>> begin GIVEN INFORMATION

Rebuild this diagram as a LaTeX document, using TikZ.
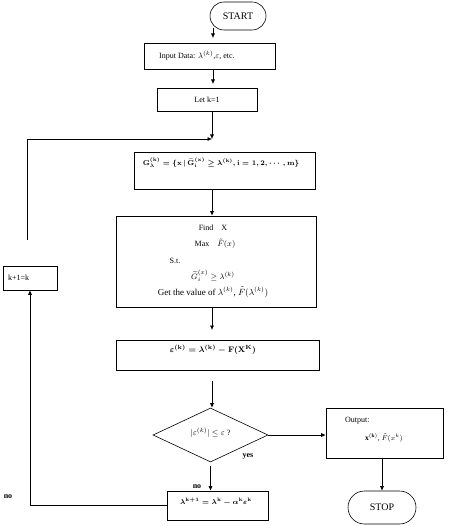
\documentclass[tikz,border=0pt]{standalone}
\usepackage{amsmath,amssymb}
\usepackage{fontspec}
\setmainfont{Liberation Serif}
\usetikzlibrary{shapes.geometric,arrows.meta}
\tikzset{
  box/.style={draw, line width=0.6pt, inner sep=0pt},
  txt/.style={font=\fontsize{8}{10}\selectfont, inner sep=0pt},
  big/.style={font=\fontsize{10}{12}\selectfont},
  lbl/.style={font=\fontsize{8}{10}\selectfont\bfseries, inner sep=0pt},
  arr/.style={-{Latex[length=4.5pt,width=4pt]}, line width=0.6pt}
}
\begin{document}
\begin{tikzpicture}[x=1pt,y=-1pt]
\useasboundingbox (0,0) rectangle (463,526);
% nodes
\node[box, big, minimum width=56pt, minimum height=28pt, rounded corners=14pt] (start) at (238,16) {START};
\node[box, minimum width=131pt, minimum height=26pt] (input) at (209.5,56) {};
\node[txt, anchor=west] (inputtxt) at (159,56) {Input Data: $\lambda^{(k)}$,$\varepsilon$, etc.};
\node[box, txt, minimum width=100pt, minimum height=23pt] (let) at (207,99.5) {Let k=1};
\node[box, minimum width=181pt, minimum height=37pt] (gbox) at (224.5,170.5) {};
\node[txt, font=\fontsize{6.6}{8}\selectfont] (gtxt) at (221,163) {{\boldmath$\mathbf{G}_{\lambda}^{(\mathbf{k})}=\{\mathbf{x}\,|\,\widetilde{\mathbf{G}}_{\mathbf{i}}^{(\mathbf{x})}\ge\lambda^{(\mathbf{k})},\mathbf{i}=1,2,\cdots,\mathbf{m}\}$}};
\node[box, minimum width=200pt, minimum height=91pt] (find) at (216,261.5) {};
\node[txt] (f1) at (213,228) {Find\quad X};
\node[txt] (f2) at (215,244) {Max\quad $\tilde{F}(x)$};
\node[txt] (f3) at (175,261) {S.t.};
\node[txt] (f4) at (213,276) {$\widetilde{G}_i^{(x)}\ge\lambda^{(k)}$};
\node[txt, font=\fontsize{9}{11}\selectfont] (f5) at (213,292) {Get the value of $\lambda^{(k)}$, $\tilde{F}(\lambda^{(k)})$};
\node[box, minimum width=203pt, minimum height=30pt] (eps) at (217.5,355) {};
\node[txt] (epstxt) at (213,350) {{\boldmath$\varepsilon^{(\mathbf{k})}=\lambda^{(\mathbf{k})}-\mathbf{F}(\mathbf{X}^{\mathbf{K}})$}};
\node[box, diamond, minimum width=115pt, minimum height=54pt] (dia) at (210.5,435) {};
\node[txt] (diatxt) at (210.5,433) {$|\varepsilon^{(k)}|\le\varepsilon$ ?};
\node[box, minimum width=117pt, minimum height=50pt] (out) at (384.5,433) {};
\node[txt, anchor=west] (out1) at (345,421) {Output:};
\node[txt, font=\fontsize{7.5}{9}\selectfont] (out2) at (384,438) {$\mathbf{x}^{(\mathbf{k})}$, $\tilde{F}(x^{k})$};
\node[box, big, minimum width=68pt, minimum height=33pt, rounded corners=16.5pt] (stop) at (382,507.5) {STOP};
\node[box, minimum width=101pt, minimum height=29pt] (lam) at (217.5,505.5) {};
\node[txt, font=\fontsize{7.3}{9}\selectfont] (lamtxt) at (216,502) {{\boldmath$\lambda^{\mathbf{k}+1}=\lambda^{\mathbf{k}}-\alpha^{\mathbf{k}}\varepsilon^{\mathbf{k}}$}};
\node[box, minimum width=54pt, minimum height=24pt] (kbox) at (30,278) {};
\node[txt, anchor=west] (ktxt) at (8,278) {k+1=k};
% labels
\node[lbl] (yes) at (248,456) {yes};
\node[lbl] (no1) at (197,487) {no};
\node[lbl] (no2) at (8,497) {no};
% coordinates
\coordinate (c0) at (213,28);
\coordinate (c0b) at (213,38);
\coordinate (c1) at (213,69);
\coordinate (c1b) at (213,84);
\coordinate (j1) at (212,139);
\coordinate (lp1) at (27,139);
\coordinate (lp2) at (27,240);
\coordinate (c2) at (212,330);
\coordinate (c3) at (212,381);
% connectors
\draw[arr] (c0) -- (c0b);
\draw[arr] (c1) -- (c1b);
\draw[arr] (let.south -| j1) -- (j1);
\draw[arr] (lp2) -- (lp1) -- (j1);
\draw[arr] (gbox.south -| j1) -- (find.north -| j1);
\draw[arr] (find.south -| j1) -- (c2);
\draw[arr] (c3) -- (c3 |- dia.north);
\draw[arr] (dia.east) -- (dia.east -| out.west);
\draw[arr] (out.south -| stop.north) -- (stop.north);
\draw[arr] ([yshift=-4pt]dia.south) -- (lam.north -| dia.south);
\draw[arr] (lam.west) -| (kbox.south);
\end{tikzpicture}
\end{document}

>> end GIVEN INFORMATION

**INSTRUCTION**:
From the material above, reproduce everything verbatim except the pictures.

**ANSWER TO THIS EXERCISE**:
Rebuild this diagram as a LaTeX document, using TikZ.
\documentclass[tikz,border=0pt]{standalone}
\usepackage{amsmath,amssymb}
\usepackage{fontspec}
\setmainfont{Liberation Serif}
\usetikzlibrary{shapes.geometric,arrows.meta}
\tikzset{
  box/.style={draw, line width=0.6pt, inner sep=0pt},
  txt/.style={font=\fontsize{8}{10}\selectfont, inner sep=0pt},
  big/.style={font=\fontsize{10}{12}\selectfont},
  lbl/.style={font=\fontsize{8}{10}\selectfont\bfseries, inner sep=0pt},
  arr/.style={-{Latex[length=4.5pt,width=4pt]}, line width=0.6pt}
}
\begin{document}
\begin{tikzpicture}[x=1pt,y=-1pt]
\useasboundingbox (0,0) rectangle (463,526);
% nodes
\node[box, big, minimum width=56pt, minimum height=28pt, rounded corners=14pt] (start) at (238,16) {START};
\node[box, minimum width=131pt, minimum height=26pt] (input) at (209.5,56) {};
\node[txt, anchor=west] (inputtxt) at (159,56) {Input Data: $\lambda^{(k)}$,$\varepsilon$, etc.};
\node[box, txt, minimum width=100pt, minimum height=23pt] (let) at (207,99.5) {Let k=1};
\node[box, minimum width=181pt, minimum height=37pt] (gbox) at (224.5,170.5) {};
\node[txt, font=\fontsize{6.6}{8}\selectfont] (gtxt) at (221,163) {{\boldmath$\mathbf{G}_{\lambda}^{(\mathbf{k})}=\{\mathbf{x}\,|\,\widetilde{\mathbf{G}}_{\mathbf{i}}^{(\mathbf{x})}\ge\lambda^{(\mathbf{k})},\mathbf{i}=1,2,\cdots,\mathbf{m}\}$}};
\node[box, minimum width=200pt, minimum height=91pt] (find) at (216,261.5) {};
\node[txt] (f1) at (213,228) {Find\quad X};
\node[txt] (f2) at (215,244) {Max\quad $\tilde{F}(x)$};
\node[txt] (f3) at (175,261) {S.t.};
\node[txt] (f4) at (213,276) {$\widetilde{G}_i^{(x)}\ge\lambda^{(k)}$};
\node[txt, font=\fontsize{9}{11}\selectfont] (f5) at (213,292) {Get the value of $\lambda^{(k)}$, $\tilde{F}(\lambda^{(k)})$};
\node[box, minimum width=203pt, minimum height=30pt] (eps) at (217.5,355) {};
\node[txt] (epstxt) at (213,350) {{\boldmath$\varepsilon^{(\mathbf{k})}=\lambda^{(\mathbf{k})}-\mathbf{F}(\mathbf{X}^{\mathbf{K}})$}};
\node[box, diamond, minimum width=115pt, minimum height=54pt] (dia) at (210.5,435) {};
\node[txt] (diatxt) at (210.5,433) {$|\varepsilon^{(k)}|\le\varepsilon$ ?};
\node[box, minimum width=117pt, minimum height=50pt] (out) at (384.5,433) {};
\node[txt, anchor=west] (out1) at (345,421) {Output:};
\node[txt, font=\fontsize{7.5}{9}\selectfont] (out2) at (384,438) {$\mathbf{x}^{(\mathbf{k})}$, $\tilde{F}(x^{k})$};
\node[box, big, minimum width=68pt, minimum height=33pt, rounded corners=16.5pt] (stop) at (382,507.5) {STOP};
\node[box, minimum width=101pt, minimum height=29pt] (lam) at (217.5,505.5) {};
\node[txt, font=\fontsize{7.3}{9}\selectfont] (lamtxt) at (216,502) {{\boldmath$\lambda^{\mathbf{k}+1}=\lambda^{\mathbf{k}}-\alpha^{\mathbf{k}}\varepsilon^{\mathbf{k}}$}};
\node[box, minimum width=54pt, minimum height=24pt] (kbox) at (30,278) {};
\node[txt, anchor=west] (ktxt) at (8,278) {k+1=k};
% labels
\node[lbl] (yes) at (248,456) {yes};
\node[lbl] (no1) at (197,487) {no};
\node[lbl] (no2) at (8,497) {no};
% coordinates
\coordinate (c0) at (213,28);
\coordinate (c0b) at (213,38);
\coordinate (c1) at (213,69);
\coordinate (c1b) at (213,84);
\coordinate (j1) at (212,139);
\coordinate (lp1) at (27,139);
\coordinate (lp2) at (27,240);
\coordinate (c2) at (212,330);
\coordinate (c3) at (212,381);
% connectors
\draw[arr] (c0) -- (c0b);
\draw[arr] (c1) -- (c1b);
\draw[arr] (let.south -| j1) -- (j1);
\draw[arr] (lp2) -- (lp1) -- (j1);
\draw[arr] (gbox.south -| j1) -- (find.north -| j1);
\draw[arr] (find.south -| j1) -- (c2);
\draw[arr] (c3) -- (c3 |- dia.north);
\draw[arr] (dia.east) -- (dia.east -| out.west);
\draw[arr] (out.south -| stop.north) -- (stop.north);
\draw[arr] ([yshift=-4pt]dia.south) -- (lam.north -| dia.south);
\draw[arr] (lam.west) -| (kbox.south);
\end{tikzpicture}
\end{document}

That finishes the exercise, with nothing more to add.